Direct your drip marketing campaigns at both customers and prospects, and to subsets within those groups. A customer who hasn't purchased from you in ages needs a different message than one who purchases regularly. Prospects in different stages of the pipeline or sales funnel might receive different messages, each targeted to their level of interest.
CRM software can help you segregate your database of customers and prospects. This allows you to target your drip marketing campaign geographically, by salesperson, by past purchases, by lead source, by probability of close, or by dozens of other attributes.
You want to give your prospects ample opportunity to enter and move within your pipeline. Your drip marketing efforts can serve as a tool to help you to gauge their interest level. For industries with complex sales cycles, it will take multiple contacts over a protracted period of time to even get a prospect to say, “I'm willing to talk to you again.” Many market researchers suggest it takes between 10 and 20 contacts to prompt a reaction in an audience.
Turning prospects into customers is important. Perhaps an even more crucial element in your company’s success is retaining the customers you have. Your current customers are your most cost-efficient source of new revenue. Typically, the cost of the sale is lower and the sales cycle is shortened. In many industries, particularly service industries, up to 70% of a company’s revenues come from existing customers. Drip marketing helps build customer loyalty and goodwill, and is an excellent way to introduce new products and services.
What Should I Say?
Calling just to say hello may work for communicating with your mom, but it won't work on your customers. Your drips need a message or a purpose. It doesn't have to be earth-shattering news, but the message needs to be worthy of repeating. Even though you may be delivering different messages targeted at different groups, consistency is important. Develop phrases or slogans that define your business and place them on each marketing piece. It's a wise idea to hire a professional copywriter to make your words count.
What Constitutes A Drip?
Several methods can be used in a drip marketing campaign. Choose one or more that fit your business style. Here are a few classic examples of drip marketing communications.

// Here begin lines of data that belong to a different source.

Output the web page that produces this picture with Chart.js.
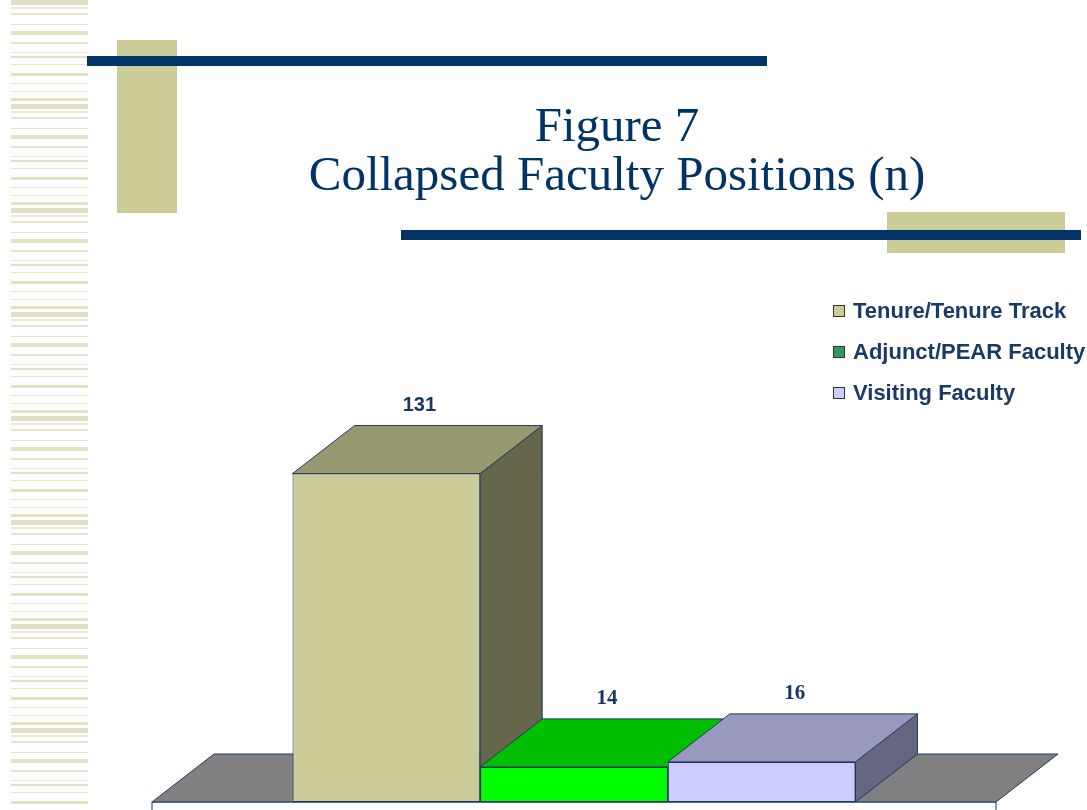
<!DOCTYPE html>
<html>
<head>
<meta charset="utf-8">
<script src="https://cdn.jsdelivr.net/npm/chart.js@4.4.0/dist/chart.umd.min.js"></script>
<style>
body { margin: 0; width: 1087px; height: 810px; overflow: hidden; background: #fff; position: relative; font-family: "Liberation Sans", Arial, sans-serif; }
.stripes { position: absolute; left: 11px; top: 0; width: 77px; height: 810px;
	background: repeating-linear-gradient(to bottom,
		#e2e1c2 0px, #e2e1c2 5px, transparent 5px, transparent 7px,
		#ecebd8 7px, #ecebd8 9px, transparent 9px, transparent 13px,
		#e6e5cc 13px, #e6e5cc 15px, transparent 15px, transparent 24px,
		#e6e5cc 24px, #e6e5cc 25px, transparent 25px, transparent 31px,
		#e2e1c2 31px, #e2e1c2 35px, transparent 35px, transparent 42px,
		#e6e5cc 42px, #e6e5cc 44px, transparent 44px, transparent 52px,
		#ecebd8 52px, #ecebd8 53px, transparent 53px, transparent 56px,
		#e2e1c2 56px, #e2e1c2 58px, transparent 58px, transparent 64px,
		#e6e5cc 64px, #e6e5cc 65px, transparent 65px, transparent 73px,
		#e2e1c2 73px, #e2e1c2 76px, transparent 76px, transparent 83px,
		#e6e5cc 83px, #e6e5cc 84px, transparent 84px, transparent 91px,
		#ecebd8 91px, #ecebd8 92px, transparent 92px, transparent 98px,
		#e2e1c2 98px, #e2e1c2 101px, transparent 101px, transparent 104px); }
.block { position: absolute; background: #cccc99; }
.rule { position: absolute; background: #003366; }
#title { position: absolute; left: 300px; width: 634px; top: 100px; text-align: center;
	font-family: "Liberation Serif", "Times New Roman", serif; font-size: 49px; line-height: 49px; color: #003366; }
#legend { position: absolute; left: 833px; top: 299px; z-index: 2; }
.item { height: 41px; display: flex; align-items: flex-start; font-weight: bold; font-size: 22px; color: #1a3a66; line-height: 24px; white-space: nowrap; }
.swatch { width: 10px; height: 10px; border: 1px solid #333; margin: 6px 8px 0 0; flex: none; }
#chart { position: absolute; left: 0; top: 0; z-index: 1; }
</style>
</head>
<body>
<div class="stripes"></div>
<div class="block" style="left:117px; top:40px; width:60px; height:173px;"></div>
<div class="rule" style="left:87px; top:56px; width:680px; height:10px;"></div>
<div class="block" style="left:887px; top:212px; width:178px; height:41px;"></div>
<div class="rule" style="left:401px; top:230px; width:680px; height:10px;"></div>
<div id="title">Figure 7<br>Collapsed Faculty Positions (n)</div>
<div id="legend"></div>
<canvas id="chart" width="1087" height="810"></canvas>
<script>
const categories = ["Collapsed Faculty Positions"];
const seriesNames = ["Tenure/Tenure Track", "Adjunct/PEAR Faculty", "Visiting Faculty"];
const seriesValues = [131, 14, 16];

// face colours: front, top, side
const frontColors = ["#cccc99", "#00ff00", "#ccccff"];
const topColors = ["#999970", "#00bf00", "#9999bf"];
const sideColors = ["#66664c", "#008000", "#666680"];
const legendColors = ["#cccc99", "#339966", "#ccccff"];
const labelFonts = ["bold 20px 'Liberation Sans'", "bold 21px 'Liberation Serif'", "bold 21px 'Liberation Serif'"];

const edge = "#1f3a60";
const dx = 62, dy = -48;

function poly(ctx, pts, fill) {
	ctx.beginPath();
	ctx.moveTo(pts[0][0], pts[0][1]);
	for (let i = 1; i < pts.length; i++) ctx.lineTo(pts[i][0], pts[i][1]);
	ctx.closePath();
	ctx.fillStyle = fill;
	ctx.fill();
	ctx.stroke();
}

const threeD = {
	id: 'threeD',
	beforeDatasetsDraw(chart) {
		let ctx = chart.ctx;
		let a = chart.chartArea;
		ctx.save();
		ctx.lineWidth = 1;
		ctx.strokeStyle = edge;
		// floor slab
		ctx.fillStyle = "#fff";
		ctx.fillRect(a.left, a.bottom, a.right - a.left, 14);
		ctx.strokeRect(a.left, a.bottom, a.right - a.left, 14);
		poly(ctx, [[a.left, a.bottom], [a.right, a.bottom], [a.right + dx, a.bottom + dy], [a.left + dx, a.bottom + dy]], "#808080");
		// side and top of each bar, left to right
		chart.data.datasets.forEach((ds, i) => {
			let bar = chart.getDatasetMeta(i).data[0];
			let l = bar.x - bar.width / 2, r = bar.x + bar.width / 2;
			let t = bar.y, b = bar.base;
			poly(ctx, [[r, t], [r + dx, t + dy], [r + dx, b + dy], [r, b]], sideColors[i]);
			poly(ctx, [[l, t], [r, t], [r + dx, t + dy], [l + dx, t + dy]], topColors[i]);
		});
		ctx.restore();
	},
	afterDatasetsDraw(chart) {
		let ctx = chart.ctx;
		ctx.save();
		ctx.fillStyle = "#17375e";
		ctx.textAlign = "center";
		ctx.textBaseline = "bottom";
		chart.data.datasets.forEach((ds, i) => {
			let bar = chart.getDatasetMeta(i).data[0];
			ctx.font = labelFonts[i];
			ctx.fillText(ds.data[0], bar.x + dx / 2 + 2, bar.y + dy - 10);
		});
		ctx.restore();
	}
};

new Chart(
	document.getElementById("chart"),
	{
		type: 'bar',
		data: {
			labels: categories,
			datasets: seriesNames.map((name, i) => ({
				label: name,
				data: [seriesValues[i]],
				backgroundColor: frontColors[i],
				borderColor: edge,
				borderWidth: 1,
				borderSkipped: false,
				categoryPercentage: 0.667,
				barPercentage: 1
			}))
		},
		options: {
			responsive: false,
			animation: false,
			layout: { padding: { left: 152, right: 91, top: 451, bottom: 8 } },
			scales: {
				x: { display: false },
				y: { display: false, min: 0, max: 140 }
			},
			plugins: {
				legend: { display: false },
				tooltip: { enabled: false }
			}
		},
		plugins: [threeD]
	}
);

// legend
let legend = document.getElementById("legend");
seriesNames.map((name, i) => {
	let row = document.createElement("div");
	row.className = "item";
	let sw = document.createElement("span");
	sw.className = "swatch";
	sw.style.background = legendColors[i];
	row.append(sw);
	row.append(document.createTextNode(name));
	legend.append(row);
});
</script>
</body>
</html>
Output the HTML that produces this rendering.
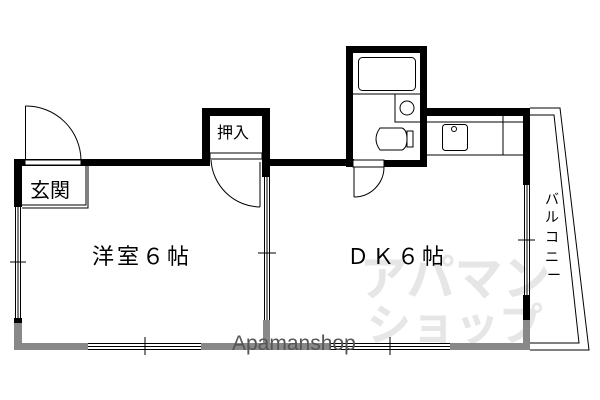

Email—Most CRM software lets you create dynamic, eye-catching HTML emails and personalize them with your contacts’ name and details. Make your message short; email is an instant form of communication and a long litany of points will go unread. Use color, but avoid cutesy unless you're selling cute. Use email to announce a new product or service offering, or advertise an upcoming sale. Email is also a perfect tool to promote your company’s Web or e-commerce site. Include links to take your reader to the desired location. Make certain you include an option for your recipients who wish to be removed from your solicitation list.
Newsletter—Newsletters are an excellent way to communicate information about your company’s products and services. Make them helpful and informative, offering tips, tricks, and news your customers can use, rather than simply advertising your wares. Newsletters can be expensive to produce, but may well be worth the time and expense, particularly if you're in a complex or constantly changing industry.
Postcard—There’s still no substitute for the tactile message. A message delivered to a customer’s mailbox is more likely to be noticed than is an unsolicited email. Here again, use color to grab attention. A postcard is an excellent way to announce a new service or product offering, acknowledge new customers, or to communicate with a customer who hasn't purchased from you recently.
Brochure—If you've updated your corporate brochure, or put together your first edition, don't neglect to send it to your customer base. It may promote products or services your customers are unfamiliar with, or better yet, it might get passed along with a referral to a colleague. While many customers’ first look at your capabilities may come from your Web site, a professional brochure continues to carry clout.
Catalog—Mail order companies have this one figured out. Catalogs are an effective way of getting your company and your products in front of customers and prospects.
Follow Up—Following up on any of the above contacts counts as a drip, and presents a great opportunity to make a personal phone call. “Did you receive our latest email/newsletter/catalog? I wanted to point out a product line you might be interested in.” Take the initiative and follow-up with your customers and prospects.
What Doesn't Count
As important as knowing what constitutes a drip, is knowing what does not. Answering the telephone when the customer calls with a question or problem does not count as a drip. Returning a technical support call doesn't count either. Collection calls don't qualify and that monthly statement may be important, but it's not a drip. A drip must be a targeted communication, delivering some bit of information right into the hands of your customers and prospects. Radio, television, and yellow page advertisements are certainly marketing efforts, but they lack the focused delivery required to qualify as a drip.
How Often Should I Drip Market?
Regular communication is the key to customer base marketing. It is important that your customers know all that your company has to offer, so they don't look elsewhere for a solution you may provide. Drip marketing keeps your name in front of customers and prospects, so they think of you when a need arises.
There's no magic interval that works for all businesses in all industries. A fresh produce business, for example, may benefit from weekly drips while a law firm might limit drips to just a few each year. A general rule of thumb is to manage a drip campaign with communications occurring every four to six weeks. Drips that are more frequent saturate your market, cause you to lose ground.
Anti-Spam Law
No fewer than eight bills to limit or control email solicitation are currently before Congress. The Controlling the Assault of Non-Solicited Pornography and Marketing Act (CAN-SPAM) requires unsolicited commercial e-mail messages to be labeled (though not by a standard method) and to include opt-out instructions and the sender’s physical address. It prohibits the use of deceptive subject lines and false headers in such messages. The CAN-SPAM Act took effect on January 1, 2004.
The Harvest
The simple fact is, drip marketing works by keeping your name in front of decision makers thus increasing the awareness of your solutions, and increasing the chances that they will remember you upon when a need arises to solve a problem. Do it well, and harvest the benefits.